Accompanying a recent Huffington Post article I wrote was a photo of my family, taken by Sara + Ryan Photography. That one photo resulted in so many terrific comments and queries from readers about the duo's work, which is primarily focused on LGBT families, that I thought it would be fun to learn more about Sara and Ryan and their journey to their photographic specialty. Both were happy to share how they became straight allies for LGBT equality and came to specialize in photographing our unique community.
Given that you are both straight, how did you come to specialize in photographing LGBT families?
Sara: My sister is gay, as well as my best friend, and both have long-term partners, but we didn't necessarily intend to specialize in LGBT families and couples, though we always knew we would be open to it. With both of these couples, however, we found that neither had ever had professional photos taken until our sessions with them, as they felt it might be awkward to get pictures taken at a portrait studio.
So they felt more comfortable, given your relationship?
Sara: Yes, because they knew that we were completely comfortable with them being themselves. After that, we started getting a lot of referrals. Of course, we still photograph straight families, as well, but most of our clientele is now in the LGBT community.
Ryan: We talked to a lot of same-sex couples who'd had previous experiences where photographers had assured that they had experience photographing same-sex couples, only to feel that the photographer was a bit uneasy during the shoot, whether being uncomfortable personally or in attempting to pose the couple as a traditional straight couple might be.
Do you think some photographers may have an issue capturing the intimacy a same-gender couple might express?
Ryan: We haven't experienced that firsthand. We only know that we've had clients tell us on more than one occasion that some photographers will say they are comfortable but then give off a very different vibe during the photo shoot. We are truly comfortable and enjoy couples being themselves -- hugging, kissing, and complete public displays of affection.
What has the reaction been to your focus on the LGBT community?
Sara: We got a little skepticism from a few people as to why a straight couple would want to specialize in LGBT couples and family photography, but for the most part the community has embraced us, just as we have embraced them.
Aside from your friends, what connections did you have to the LGBT community?
Sara: Through our photography we've met a lot of truly awesome people and have developed some really wonderful friendships, and we've become LGBT advocates.

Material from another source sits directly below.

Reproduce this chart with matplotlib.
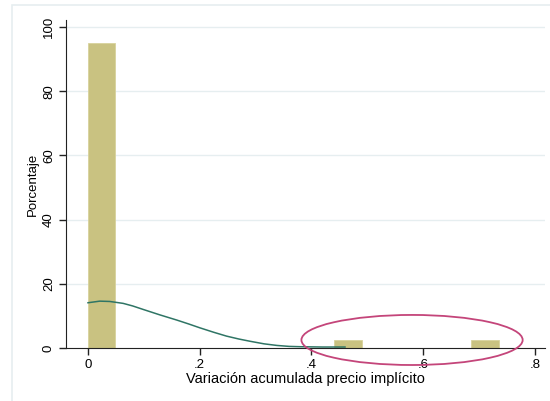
import numpy as np
import matplotlib
matplotlib.use('Agg')
import matplotlib.pyplot as plt
from matplotlib.patches import Ellipse, Rectangle

plt.rcParams['font.family'] = ['Liberation Sans', 'DejaVu Sans']

# histogram bins (width ~0.049) and percentages
bin_width = 0.049
bin_edges = np.arange(16) * bin_width
bin_pct = [95, 0, 0, 0, 0, 0, 0, 0, 0, 2.5, 0, 0, 0, 0, 2.5]

# kernel density curve
kd_x = [0.0, 0.021, 0.039, 0.063, 0.08, 0.099, 0.129, 0.159, 0.18, 0.2, 0.225, 0.248, 0.27,
        0.29, 0.315, 0.338, 0.36, 0.38, 0.42, 0.46]
kd_y = [14.1, 14.6, 14.5, 13.9, 13.1, 12.0, 10.3, 8.7, 7.5, 6.3, 4.9, 3.7, 2.8,
        2.1, 1.3, 0.8, 0.5, 0.4, 0.3, 0.3]

x_ticks = [0, 0.2, 0.4, 0.6, 0.8]
x_labels = ['0', '.2', '.4', '.6', '.8']
y_ticks = [0, 20, 40, 60, 80, 100]

bar_color = '#c9c281'
line_color = '#2f7565'
grid_color = '#e6eef0'

fig = plt.figure(figsize=(5.5, 4.01), dpi=100)
# light outer frame like the graph region
fig.patches.append(Rectangle((12 / 550, -0.1), 1.2, 1 - 5 / 401 + 0.1, transform=fig.transFigure,
                             fill=False, edgecolor=grid_color, linewidth=1.2))

ax = fig.add_axes([66 / 550, 53 / 401, 479 / 550, 328 / 401])
ax.bar(bin_edges[:-1], bin_pct, width=bin_width, align='edge',
       color=bar_color, edgecolor='#d8d29c', linewidth=0.6, zorder=2)
ax.plot(kd_x, kd_y, color=line_color, linewidth=1.1, zorder=3)

ax.set_xlim(-0.0394, 0.818)
ax.set_ylim(0, 102.2)
ax.set_xticks(x_ticks)
ax.set_xticklabels(x_labels)
ax.set_yticks(y_ticks)
ax.set_yticklabels([str(v) for v in y_ticks], rotation=90, va='center')
for v in y_ticks[1:]:
    ax.axhline(v, color=grid_color, linewidth=1.0, zorder=0)

ax.tick_params(axis='both', labelsize=9.5, length=5, width=1, color='#222222', pad=3)
ax.spines['top'].set_visible(False)
ax.spines['right'].set_visible(False)
ax.spines['left'].set_color('#222222')
ax.spines['bottom'].set_color('#222222')
ax.set_xlabel('Variación acumulada precio implícito', fontsize=10.5, labelpad=1)
ax.set_ylabel('Porcentaje', fontsize=9.5, labelpad=3)

# highlight ellipse
ell = Ellipse((0.58, 2.5), 0.396, 15.6, fill=False, edgecolor='#c4457a',
              linewidth=1.3, clip_on=False, zorder=4)
ax.add_patch(ell)

fig.savefig('out.png', dpi=100)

I now volunteer for the Trevor Project, which is an awesome experience, though it can be heartbreaking at times.
How do you first approach a new photography assignment?
Sara: Our first goal is to make sure we connect and get to know them, as we try to capture who the clients really are. We don't go into it thinking about a pose or "great idea" so much. It's more about how we will get them comfortable so that the shots sort of make themselves happen.

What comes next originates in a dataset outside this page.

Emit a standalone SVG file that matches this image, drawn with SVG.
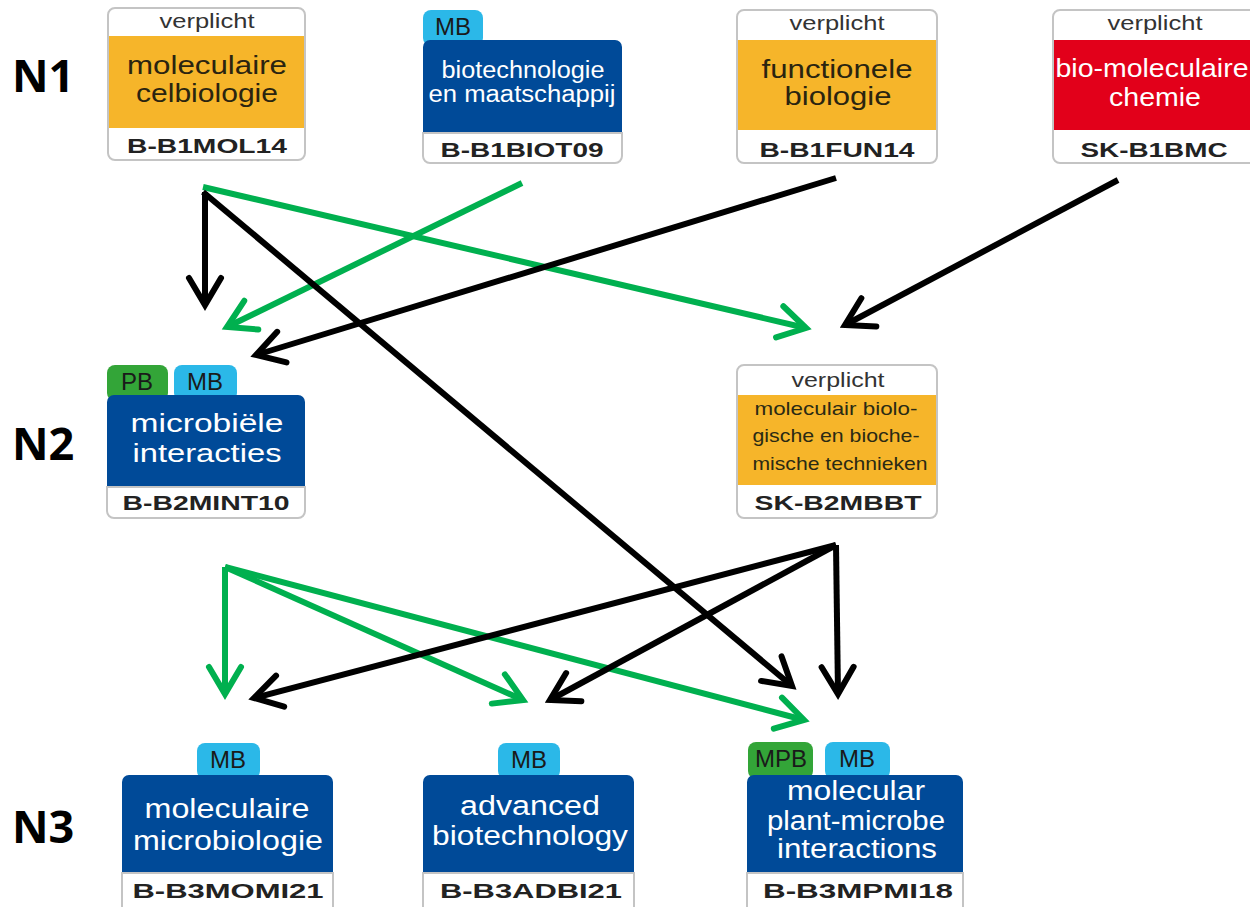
<svg xmlns="http://www.w3.org/2000/svg" width="1250" height="907" viewBox="0 0 1250 907">
  <style>
    .frame { fill: #ffffff; stroke: #c4c4c4; stroke-width: 2; }
    .orange { fill: #f6b52a; }
    .blue { fill: #004a98; }
    .red { fill: #e2001a; }
    .tagMB { fill: #2bb8e8; }
    .tagPB { fill: #33a538; }
    .lvl { font-family: "Open Sans", "Liberation Sans", sans-serif; font-weight: 700; font-size: 45px; fill: #000; }
    .hd { font-family: "Liberation Sans", Arial, sans-serif; font-size: 20px; fill: #333; text-anchor: middle; }
    .tt { font-family: "Liberation Sans", Arial, sans-serif; font-size: 26px; text-anchor: middle; }
    .tt2 { font-family: "Liberation Sans", Arial, sans-serif; font-size: 23px; text-anchor: middle; }
    .tt3 { font-family: "Liberation Sans", Arial, sans-serif; font-size: 27px; text-anchor: middle; fill: #fff; }
    .sm { font-family: "Liberation Sans", Arial, sans-serif; font-size: 19px; text-anchor: middle; fill: #2a2a14; }
    .dark { fill: #2a2410; }
    .light { fill: #ffffff; }
    .code { font-family: "Liberation Sans", Arial, sans-serif; font-weight: 700; font-size: 21px; fill: #222; text-anchor: middle; }
    .tag { font-family: "Liberation Sans", Arial, sans-serif; font-size: 24px; fill: #1a1a1a; text-anchor: middle; }
    .lk { fill: none; stroke: #000; stroke-width: 6; }
    .lg { fill: none; stroke: #00b04f; stroke-width: 6; }
  </style>
  <defs>
    <marker id="headK" markerUnits="userSpaceOnUse" markerWidth="60" markerHeight="60" viewBox="-40 -30 60 60" refX="0" refY="0" orient="auto" overflow="visible">
      <path d="M-27,-16 L0,0 L-27,16" fill="none" stroke="#000" stroke-width="6" stroke-linecap="round"/>
    </marker>
    <marker id="headG" markerUnits="userSpaceOnUse" markerWidth="60" markerHeight="60" viewBox="-40 -30 60 60" refX="0" refY="0" orient="auto" overflow="visible">
      <path d="M-27,-16 L0,0 L-27,16" fill="none" stroke="#00b04f" stroke-width="6" stroke-linecap="round"/>
    </marker>
  </defs>

  <rect width="1250" height="907" fill="#ffffff"/>

  <!-- level labels -->
  <g id="levels">
    <text class="lvl" x="12" y="92">N1</text>
    <text class="lvl" x="12" y="460">N2</text>
    <text class="lvl" x="12" y="843">N3</text>
  </g>

  <!-- N1 -->
  <g id="B-B1MOL14">
    <rect class="frame" x="108" y="8" width="197" height="152" rx="7"/>
    <rect class="orange" x="109" y="36" width="195" height="92"/>
    <text class="hd" x="207" y="28" textLength="95" lengthAdjust="spacingAndGlyphs">verplicht</text>
    <text class="tt dark" x="207" y="74" textLength="160" lengthAdjust="spacingAndGlyphs">moleculaire</text>
    <text class="tt dark" x="207" y="102" textLength="142" lengthAdjust="spacingAndGlyphs">celbiologie</text>
    <text class="code" x="207" y="153" textLength="160" lengthAdjust="spacingAndGlyphs">B-B1MOL14</text>
  </g>

  <g id="B-B1BIOT09">
    <rect class="tagMB" x="423" y="10" width="60" height="36" rx="8"/>
    <text class="tag" x="453" y="35">MB</text>
    <path class="blue" d="M423,47 a7,7 0 0 1 7,-7 h185 a7,7 0 0 1 7,7 V133 H423 Z"/>
    <path class="frame" d="M423,133 H622 V156 a7,7 0 0 1 -7,7 H430 a7,7 0 0 1 -7,-7 Z"/>
    <text class="tt2 light" x="523" y="78" textLength="163" lengthAdjust="spacingAndGlyphs">biotechnologie</text>
    <text class="tt2 light" x="522" y="102" textLength="187" lengthAdjust="spacingAndGlyphs">en maatschappij</text>
    <text class="code" x="522" y="157" textLength="163" lengthAdjust="spacingAndGlyphs">B-B1BIOT09</text>
  </g>

  <g id="B-B1FUN14">
    <rect class="frame" x="737" y="10" width="200" height="153" rx="7"/>
    <rect class="orange" x="738" y="40" width="198" height="90"/>
    <text class="hd" x="837" y="30" textLength="95" lengthAdjust="spacingAndGlyphs">verplicht</text>
    <text class="tt dark" x="837" y="78" textLength="151" lengthAdjust="spacingAndGlyphs">functionele</text>
    <text class="tt dark" x="838" y="105" textLength="107" lengthAdjust="spacingAndGlyphs">biologie</text>
    <text class="code" x="837" y="157" textLength="155" lengthAdjust="spacingAndGlyphs">B-B1FUN14</text>
  </g>

  <g id="SK-B1BMC">
    <rect class="frame" x="1053" y="10" width="205" height="153" rx="7"/>
    <rect class="red" x="1054" y="40" width="203" height="90"/>
    <text class="hd" x="1155" y="30" textLength="95" lengthAdjust="spacingAndGlyphs">verplicht</text>
    <text class="tt light" x="1152" y="77" textLength="193" lengthAdjust="spacingAndGlyphs">bio-moleculaire</text>
    <text class="tt light" x="1155" y="106" textLength="92" lengthAdjust="spacingAndGlyphs">chemie</text>
    <text class="code" x="1154" y="157" textLength="147" lengthAdjust="spacingAndGlyphs">SK-B1BMC</text>
  </g>

  <!-- N2 -->
  <g id="B-B2MINT10">
    <rect class="tagPB" x="107" y="365" width="61" height="36" rx="8"/>
    <text class="tag" x="137" y="390">PB</text>
    <rect class="tagMB" x="174" y="365" width="63" height="36" rx="8"/>
    <text class="tag" x="205" y="390">MB</text>
    <path class="blue" d="M107,402 a7,7 0 0 1 7,-7 h184 a7,7 0 0 1 7,7 V487 H107 Z"/>
    <path class="frame" d="M107,487 H305 V511 a7,7 0 0 1 -7,7 H114 a7,7 0 0 1 -7,-7 Z"/>
    <text class="tt light" x="207" y="432" textLength="153" lengthAdjust="spacingAndGlyphs">microbiële</text>
    <text class="tt light" x="207" y="462" textLength="149" lengthAdjust="spacingAndGlyphs">interacties</text>
    <text class="code" x="206" y="510" textLength="167" lengthAdjust="spacingAndGlyphs">B-B2MINT10</text>
  </g>

  <g id="SK-B2MBBT">
    <rect class="frame" x="737" y="365" width="200" height="153" rx="7"/>
    <rect class="orange" x="738" y="395" width="198" height="90"/>
    <text class="hd" x="838" y="387" textLength="93" lengthAdjust="spacingAndGlyphs">verplicht</text>
    <text class="sm" x="836" y="415" textLength="163" lengthAdjust="spacingAndGlyphs">moleculair biolo-</text>
    <text class="sm" x="836" y="442" textLength="167" lengthAdjust="spacingAndGlyphs">gische en bioche-</text>
    <text class="sm" x="840" y="470" textLength="175" lengthAdjust="spacingAndGlyphs">mische technieken</text>
    <text class="code" x="838" y="510" textLength="167" lengthAdjust="spacingAndGlyphs">SK-B2MBBT</text>
  </g>

  <!-- N3 -->
  <g id="B-B3MOMI21">
    <rect class="tagMB" x="197" y="743" width="63" height="36" rx="8"/>
    <text class="tag" x="228" y="768">MB</text>
    <path class="blue" d="M122,782 a7,7 0 0 1 7,-7 h197 a7,7 0 0 1 7,7 V873 H122 Z"/>
    <path class="frame" d="M122,873 H333 V912 H122 Z"/>
    <text class="tt3" x="227" y="818" textLength="165" lengthAdjust="spacingAndGlyphs">moleculaire</text>
    <text class="tt3" x="228" y="850" textLength="190" lengthAdjust="spacingAndGlyphs">microbiologie</text>
    <text class="code" x="228" y="898" textLength="191" lengthAdjust="spacingAndGlyphs">B-B3MOMI21</text>
  </g>

  <g id="B-B3ADBI21">
    <rect class="tagMB" x="498" y="743" width="62" height="36" rx="8"/>
    <text class="tag" x="529" y="768">MB</text>
    <path class="blue" d="M423,782 a7,7 0 0 1 7,-7 h197 a7,7 0 0 1 7,7 V873 H423 Z"/>
    <path class="frame" d="M423,873 H634 V912 H423 Z"/>
    <text class="tt3" x="530" y="815" textLength="140" lengthAdjust="spacingAndGlyphs">advanced</text>
    <text class="tt3" x="530" y="845" textLength="196" lengthAdjust="spacingAndGlyphs">biotechnology</text>
    <text class="code" x="531" y="898" textLength="182" lengthAdjust="spacingAndGlyphs">B-B3ADBI21</text>
  </g>

  <g id="B-B3MPMI18">
    <rect class="tagPB" x="748" y="742" width="65" height="37" rx="8"/>
    <text class="tag" x="781" y="767">MPB</text>
    <rect class="tagMB" x="825" y="742" width="65" height="37" rx="8"/>
    <text class="tag" x="857" y="767">MB</text>
    <path class="blue" d="M747,782 a7,7 0 0 1 7,-7 h202 a7,7 0 0 1 7,7 V873 H747 Z"/>
    <path class="frame" d="M747,873 H963 V912 H747 Z"/>
    <text class="tt3" x="856" y="800" textLength="138" lengthAdjust="spacingAndGlyphs">molecular</text>
    <text class="tt3" x="856" y="830" textLength="178" lengthAdjust="spacingAndGlyphs">plant-microbe</text>
    <text class="tt3" x="857" y="858" textLength="160" lengthAdjust="spacingAndGlyphs">interactions</text>
    <text class="code" x="858" y="898" textLength="190" lengthAdjust="spacingAndGlyphs">B-B3MPMI18</text>
  </g>

  <!-- prerequisite connectors -->
  <g id="connectors">
    <line class="lg" x1="203" y1="187" x2="806" y2="328" marker-end="url(#headG)"/>
    <line class="lg" x1="522" y1="183" x2="227" y2="327" marker-end="url(#headG)"/>
    <line class="lk" x1="205" y1="192" x2="205" y2="305" marker-end="url(#headK)"/>
    <line class="lk" x1="203" y1="192" x2="792" y2="686" marker-end="url(#headK)"/>
    <line class="lk" x1="836" y1="178" x2="256" y2="355" marker-end="url(#headK)"/>
    <line class="lk" x1="1118" y1="180" x2="845" y2="325" marker-end="url(#headK)"/>
    <line class="lg" x1="225" y1="567" x2="225" y2="694" marker-end="url(#headG)"/>
    <line class="lg" x1="225" y1="567" x2="523" y2="700" marker-end="url(#headG)"/>
    <line class="lg" x1="225" y1="567" x2="804" y2="720" marker-end="url(#headG)"/>
    <line class="lk" x1="836" y1="545" x2="254" y2="698" marker-end="url(#headK)"/>
    <line class="lk" x1="836" y1="545" x2="550" y2="700" marker-end="url(#headK)"/>
    <line class="lk" x1="836" y1="545" x2="838" y2="694" marker-end="url(#headK)"/>
  </g>
</svg>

What's the most important element in creating a good picture?
Ryan: Photographing people is all about timing, light and emotion. Lighting must be just right, emotions must be flying, and timing is most critical; the shutter has to be fired at just the right moment, and that means anticipation, too.
Sara: I'd say lighting, composition and perfect exposure are all important. However, when I have those three, and I press the shutter just when I see a genuine moment between people, knowing it will later evoke an emotion, that's when I feel like I've got a good shot.
What advice do you give to those you are photographing?
Sara: To be themselves and not worry about trying to pose for a picture. Most people get in front of a camera and already have a predisposition about how they are supposed to act, so I try to get them to engage with each other instead of worrying about what I'm doing.
Ryan: I always tell them to ignore my presence and get lost in each other and the moment. I am interested in capturing raw emotions and moments in the truest sense, and I can think of no better way than bringing people into a setting and helping them disappear into each other or themselves.
What photographers have most influenced your own style?
Ryan: Some of my favorite photographers include Dorothea Lange, Yousuf Karsh and Ansel Adams. But when it comes to anything I do, I have always enjoyed trying to march to the beat of my own drum.
As straight allies, what do you see as the biggest issues facing the LGBT community?
Sara: LGBT people still don't have the same basic human rights that I do. There's no reason for that. The amount of ignorance and discrimination among some politicians, lawmakers and religious leaders who work every day to prevent equality is truly sad.
Ryan: No person should be discriminated against. All people should have a right to a legally recognized marriage.
How important is it for straight allies to voice their support?
Sara: As humans, it's easy to overlook what doesn't directly affect us. We see it as "their fight." I think when straight people come out to fully support the LGBT community, it opens the eyes of a lot of other people. We've seen it with our own friends and family; they see what we've done, and they now proudly advocate for LGBT rights.
Ryan: Given that most of those opposed to equality are straight, it is important that straight allies stand up to them. Straight allies need to speak out everywhere possible, and let their support be known. Many of the greatest people I know are gay. We need to create a world in which all people are valued, regardless of sex, race or creed.